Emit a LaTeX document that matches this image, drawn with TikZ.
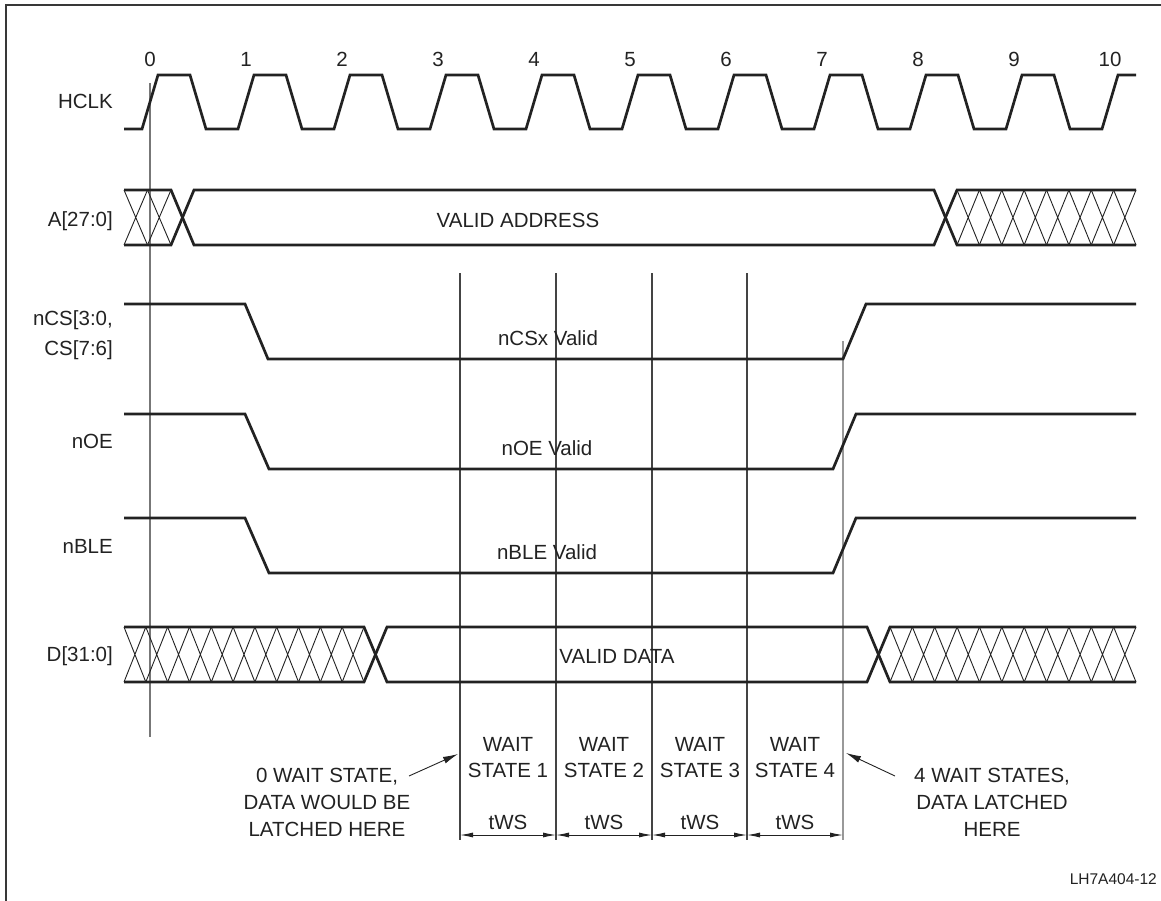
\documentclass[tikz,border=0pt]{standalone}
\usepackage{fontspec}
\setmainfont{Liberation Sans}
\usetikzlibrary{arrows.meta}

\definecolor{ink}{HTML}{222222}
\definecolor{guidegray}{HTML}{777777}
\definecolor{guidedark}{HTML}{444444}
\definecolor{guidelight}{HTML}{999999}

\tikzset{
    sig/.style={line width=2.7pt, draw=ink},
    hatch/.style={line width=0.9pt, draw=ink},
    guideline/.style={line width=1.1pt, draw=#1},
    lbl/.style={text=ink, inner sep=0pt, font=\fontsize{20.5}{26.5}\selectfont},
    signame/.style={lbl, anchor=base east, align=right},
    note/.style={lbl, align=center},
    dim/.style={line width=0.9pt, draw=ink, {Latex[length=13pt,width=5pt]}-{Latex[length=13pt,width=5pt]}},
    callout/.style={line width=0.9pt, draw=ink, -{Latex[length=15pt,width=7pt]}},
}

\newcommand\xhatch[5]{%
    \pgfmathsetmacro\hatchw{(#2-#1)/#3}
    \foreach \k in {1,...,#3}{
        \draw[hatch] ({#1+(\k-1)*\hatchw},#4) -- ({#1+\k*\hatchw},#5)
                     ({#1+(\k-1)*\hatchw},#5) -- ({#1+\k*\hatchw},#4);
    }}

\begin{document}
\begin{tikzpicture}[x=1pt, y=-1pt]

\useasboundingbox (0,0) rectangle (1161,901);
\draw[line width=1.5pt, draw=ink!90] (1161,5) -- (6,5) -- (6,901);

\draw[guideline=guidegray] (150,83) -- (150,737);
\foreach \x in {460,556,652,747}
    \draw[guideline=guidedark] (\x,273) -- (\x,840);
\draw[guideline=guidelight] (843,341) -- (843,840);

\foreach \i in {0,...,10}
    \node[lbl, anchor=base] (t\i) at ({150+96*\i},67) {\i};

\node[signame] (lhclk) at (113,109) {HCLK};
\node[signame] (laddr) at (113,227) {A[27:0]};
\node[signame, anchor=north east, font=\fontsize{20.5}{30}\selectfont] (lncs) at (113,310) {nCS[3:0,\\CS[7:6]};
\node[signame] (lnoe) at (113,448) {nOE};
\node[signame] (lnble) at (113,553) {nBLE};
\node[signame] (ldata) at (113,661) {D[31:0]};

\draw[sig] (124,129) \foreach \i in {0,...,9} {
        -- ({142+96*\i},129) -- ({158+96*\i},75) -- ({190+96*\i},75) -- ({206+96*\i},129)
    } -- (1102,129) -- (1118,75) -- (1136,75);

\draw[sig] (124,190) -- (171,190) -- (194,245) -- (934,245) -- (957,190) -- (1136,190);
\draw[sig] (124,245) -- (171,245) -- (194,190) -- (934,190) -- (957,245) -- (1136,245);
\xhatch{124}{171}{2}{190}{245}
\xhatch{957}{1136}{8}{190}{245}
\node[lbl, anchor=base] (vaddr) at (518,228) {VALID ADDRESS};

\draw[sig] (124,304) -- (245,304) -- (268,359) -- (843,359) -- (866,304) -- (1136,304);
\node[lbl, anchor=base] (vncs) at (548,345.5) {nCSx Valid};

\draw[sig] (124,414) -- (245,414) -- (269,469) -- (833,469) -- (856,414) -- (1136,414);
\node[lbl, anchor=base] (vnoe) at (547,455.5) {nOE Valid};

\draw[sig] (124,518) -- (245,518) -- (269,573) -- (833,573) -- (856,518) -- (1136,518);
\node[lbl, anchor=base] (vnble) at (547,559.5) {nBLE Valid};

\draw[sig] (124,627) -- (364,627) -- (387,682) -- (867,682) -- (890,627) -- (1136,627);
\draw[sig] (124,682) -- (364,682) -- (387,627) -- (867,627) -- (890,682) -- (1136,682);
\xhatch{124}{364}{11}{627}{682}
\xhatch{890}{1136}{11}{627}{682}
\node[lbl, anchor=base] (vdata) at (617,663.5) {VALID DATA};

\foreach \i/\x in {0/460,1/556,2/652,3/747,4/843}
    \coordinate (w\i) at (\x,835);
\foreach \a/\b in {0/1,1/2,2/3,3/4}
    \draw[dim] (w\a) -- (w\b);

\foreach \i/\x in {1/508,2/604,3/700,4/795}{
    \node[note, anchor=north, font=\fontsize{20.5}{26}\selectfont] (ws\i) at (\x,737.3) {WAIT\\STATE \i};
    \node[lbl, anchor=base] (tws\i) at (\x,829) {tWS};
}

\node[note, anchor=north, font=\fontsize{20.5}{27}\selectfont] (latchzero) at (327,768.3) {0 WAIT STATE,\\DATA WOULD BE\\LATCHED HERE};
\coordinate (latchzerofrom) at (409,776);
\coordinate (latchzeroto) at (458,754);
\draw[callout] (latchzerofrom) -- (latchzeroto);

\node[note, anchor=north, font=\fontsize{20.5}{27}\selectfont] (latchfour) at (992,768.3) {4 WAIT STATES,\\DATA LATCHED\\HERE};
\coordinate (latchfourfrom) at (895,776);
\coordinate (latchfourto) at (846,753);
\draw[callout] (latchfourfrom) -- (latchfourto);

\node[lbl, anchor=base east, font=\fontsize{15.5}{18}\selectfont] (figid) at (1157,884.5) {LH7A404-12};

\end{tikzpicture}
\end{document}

_ _ _

__INSTRUCTIONS TO FOLLOW__.
From the first line above to the line containing "(6,5) -- (6,901);", repeat each line exactly. Pictures stay out.

__RIGHT ANSWER__.
Emit a LaTeX document that matches this image, drawn with TikZ.
\documentclass[tikz,border=0pt]{standalone}
\usepackage{fontspec}
\setmainfont{Liberation Sans}
\usetikzlibrary{arrows.meta}

\definecolor{ink}{HTML}{222222}
\definecolor{guidegray}{HTML}{777777}
\definecolor{guidedark}{HTML}{444444}
\definecolor{guidelight}{HTML}{999999}

\tikzset{
    sig/.style={line width=2.7pt, draw=ink},
    hatch/.style={line width=0.9pt, draw=ink},
    guideline/.style={line width=1.1pt, draw=#1},
    lbl/.style={text=ink, inner sep=0pt, font=\fontsize{20.5}{26.5}\selectfont},
    signame/.style={lbl, anchor=base east, align=right},
    note/.style={lbl, align=center},
    dim/.style={line width=0.9pt, draw=ink, {Latex[length=13pt,width=5pt]}-{Latex[length=13pt,width=5pt]}},
    callout/.style={line width=0.9pt, draw=ink, -{Latex[length=15pt,width=7pt]}},
}

\newcommand\xhatch[5]{%
    \pgfmathsetmacro\hatchw{(#2-#1)/#3}
    \foreach \k in {1,...,#3}{
        \draw[hatch] ({#1+(\k-1)*\hatchw},#4) -- ({#1+\k*\hatchw},#5)
                     ({#1+(\k-1)*\hatchw},#5) -- ({#1+\k*\hatchw},#4);
    }}

\begin{document}
\begin{tikzpicture}[x=1pt, y=-1pt]

\useasboundingbox (0,0) rectangle (1161,901);
\draw[line width=1.5pt, draw=ink!90] (1161,5) -- (6,5) -- (6,901);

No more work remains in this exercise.